◆ Exercise directions: Write out the full set of records exactly. Any pictures in them do not belong in the copy.

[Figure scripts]
## BEGIN

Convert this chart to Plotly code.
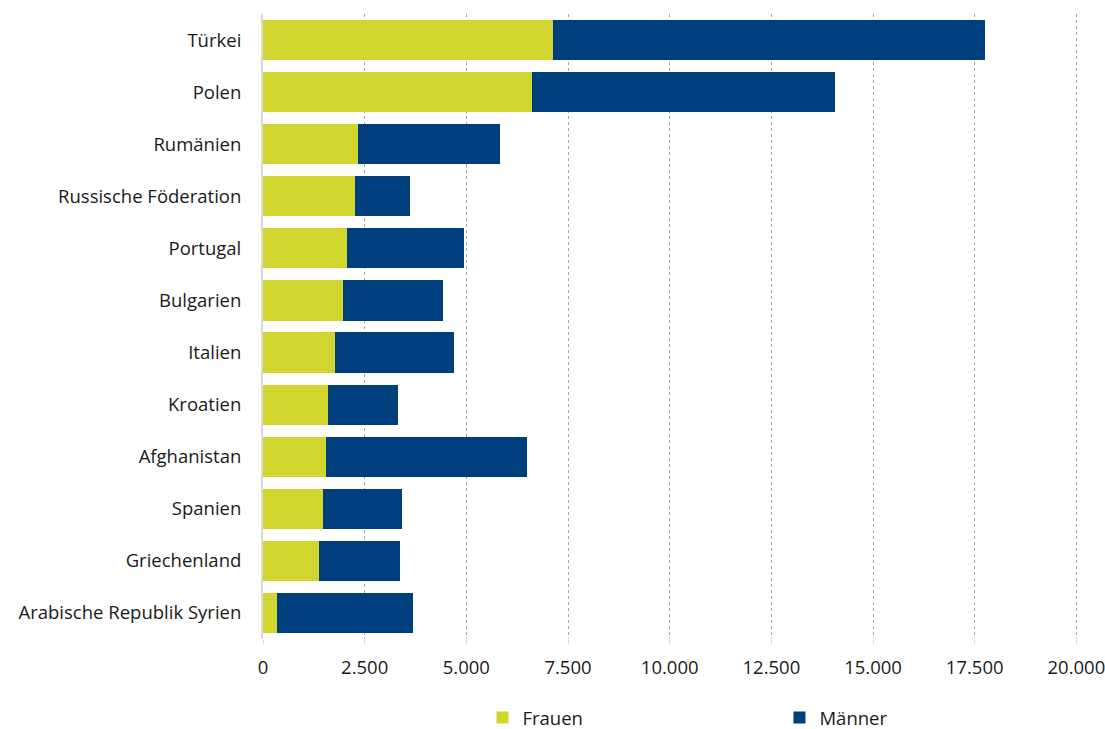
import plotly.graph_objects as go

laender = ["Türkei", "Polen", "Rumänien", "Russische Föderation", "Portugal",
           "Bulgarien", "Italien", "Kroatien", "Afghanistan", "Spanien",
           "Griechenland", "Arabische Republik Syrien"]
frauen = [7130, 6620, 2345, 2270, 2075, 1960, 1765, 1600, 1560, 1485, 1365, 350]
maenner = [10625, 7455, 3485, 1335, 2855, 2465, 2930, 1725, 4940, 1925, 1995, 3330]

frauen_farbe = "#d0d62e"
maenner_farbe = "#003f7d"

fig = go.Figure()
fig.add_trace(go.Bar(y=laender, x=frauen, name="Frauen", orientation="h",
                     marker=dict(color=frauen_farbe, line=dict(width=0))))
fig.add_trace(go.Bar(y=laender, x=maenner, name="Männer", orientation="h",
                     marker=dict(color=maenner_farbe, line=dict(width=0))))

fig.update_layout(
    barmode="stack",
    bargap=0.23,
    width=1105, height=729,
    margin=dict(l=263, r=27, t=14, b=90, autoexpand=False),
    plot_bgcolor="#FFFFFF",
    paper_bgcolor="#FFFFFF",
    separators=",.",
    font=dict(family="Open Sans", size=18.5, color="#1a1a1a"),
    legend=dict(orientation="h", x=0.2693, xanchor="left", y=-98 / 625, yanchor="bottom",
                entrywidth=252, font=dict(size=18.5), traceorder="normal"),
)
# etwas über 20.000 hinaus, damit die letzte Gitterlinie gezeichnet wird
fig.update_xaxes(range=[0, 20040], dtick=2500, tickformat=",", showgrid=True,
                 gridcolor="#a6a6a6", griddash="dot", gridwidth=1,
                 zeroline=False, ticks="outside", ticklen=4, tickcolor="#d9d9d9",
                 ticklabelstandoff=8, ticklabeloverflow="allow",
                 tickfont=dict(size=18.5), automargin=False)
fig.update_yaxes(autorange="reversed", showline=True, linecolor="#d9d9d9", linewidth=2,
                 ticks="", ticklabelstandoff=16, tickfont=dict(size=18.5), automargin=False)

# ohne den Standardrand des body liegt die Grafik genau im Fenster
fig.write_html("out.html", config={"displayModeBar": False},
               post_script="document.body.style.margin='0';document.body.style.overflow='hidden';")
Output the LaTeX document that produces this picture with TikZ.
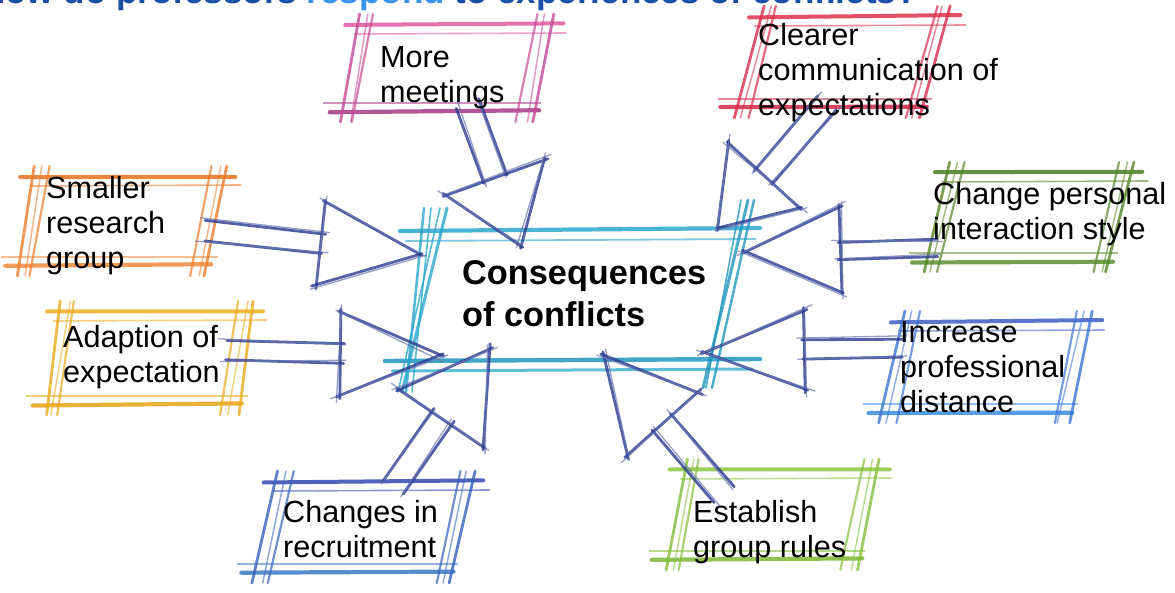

## END

◆ Solved problem:
Convert this chart to Plotly code.
import plotly.graph_objects as go

laender = ["Türkei", "Polen", "Rumänien", "Russische Föderation", "Portugal",
           "Bulgarien", "Italien", "Kroatien", "Afghanistan", "Spanien",
           "Griechenland", "Arabische Republik Syrien"]
frauen = [7130, 6620, 2345, 2270, 2075, 1960, 1765, 1600, 1560, 1485, 1365, 350]
maenner = [10625, 7455, 3485, 1335, 2855, 2465, 2930, 1725, 4940, 1925, 1995, 3330]

frauen_farbe = "#d0d62e"
maenner_farbe = "#003f7d"

fig = go.Figure()
fig.add_trace(go.Bar(y=laender, x=frauen, name="Frauen", orientation="h",
                     marker=dict(color=frauen_farbe, line=dict(width=0))))
fig.add_trace(go.Bar(y=laender, x=maenner, name="Männer", orientation="h",
                     marker=dict(color=maenner_farbe, line=dict(width=0))))

fig.update_layout(
    barmode="stack",
    bargap=0.23,
    width=1105, height=729,
    margin=dict(l=263, r=27, t=14, b=90, autoexpand=False),
    plot_bgcolor="#FFFFFF",
    paper_bgcolor="#FFFFFF",
    separators=",.",
    font=dict(family="Open Sans", size=18.5, color="#1a1a1a"),
    legend=dict(orientation="h", x=0.2693, xanchor="left", y=-98 / 625, yanchor="bottom",
                entrywidth=252, font=dict(size=18.5), traceorder="normal"),
)
# etwas über 20.000 hinaus, damit die letzte Gitterlinie gezeichnet wird
fig.update_xaxes(range=[0, 20040], dtick=2500, tickformat=",", showgrid=True,
                 gridcolor="#a6a6a6", griddash="dot", gridwidth=1,
                 zeroline=False, ticks="outside", ticklen=4, tickcolor="#d9d9d9",
                 ticklabelstandoff=8, ticklabeloverflow="allow",
                 tickfont=dict(size=18.5), automargin=False)
fig.update_yaxes(autorange="reversed", showline=True, linecolor="#d9d9d9", linewidth=2,
                 ticks="", ticklabelstandoff=16, tickfont=dict(size=18.5), automargin=False)

# ohne den Standardrand des body liegt die Grafik genau im Fenster
fig.write_html("out.html", config={"displayModeBar": False},
               post_script="document.body.style.margin='0';document.body.style.overflow='hidden';")
Output the LaTeX document that produces this picture with TikZ.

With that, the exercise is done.